4. EC(PC) — Equivalent Connected Area

See EC(PC) for the full treatment.

5. Assumptions and limitations

Centroid-to-centroid vs edge-to-edge distances. ekokrati.graph computes inter-patch distances as edge-to-edge (minimum distance between patch boundaries) by default. Centroid-to-centroid distances are available as an alternative. Edge-to-edge distances are more appropriate for species that disperse from habitat boundaries; centroid distances better represent round-trip movement between patch centres. The choice affects dPC rankings on landscapes where patches vary greatly in size.

The patch-matrix model. Treating the matrix as homogeneous ignores barriers (roads, rivers) and corridors (hedgerows, riparian strips) that structured movement. This is the main source of model uncertainty. The dispersal kernel partially compensates by representing average landscape resistance through the parameterisation of $\theta$, but it cannot represent spatially explicit barriers.

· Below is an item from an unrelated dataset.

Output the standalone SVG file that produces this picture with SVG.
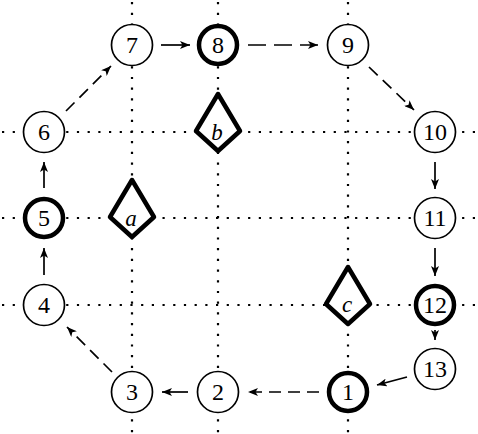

Scale dependence. PC and dPC are not absolute properties of a landscape — they are properties of a landscape under a specified dispersal scenario. The same landscape looks very well connected to a wide-ranging raptor and highly fragmented to a sedentary invertebrate. Always report the dispersal parameters alongside any connectivity metric.

Patch area as a habitat quality proxy. The model assumes that habitat quality is proportional to patch area: a 10 ha patch supports roughly ten times the population of a 1 ha patch. Where habitat quality varies substantially — for example, a small patch of high-quality ancient woodland adjacent to a large patch of degraded secondary habitat — area-based results should be interpreted carefully. A custom value_field (planned) will allow patch-level quality weights to replace raw area.

Key references

Pascual-Hortal, L. & Saura, S. (2006). Comparison and development of new graph-based landscape connectivity indices. Landscape Ecology, 21(7), 959–967.
Saura, S. & Pascual-Hortal, L. (2007). A new habitat availability index to integrate connectivity in landscape conservation planning. Landscape and Urban Planning, 83(2–3), 91–103.
Urban, D. & Keitt, T. (2001). Landscape connectivity: a graph-theoretic perspective. Ecology, 82(5), 1205–1218.
Saura, S. & Rubio, L. (2010). A common currency for the different ways in which patches and links can contribute to habitat availability and connectivity in the landscape. Ecography, 33(3), 523–537.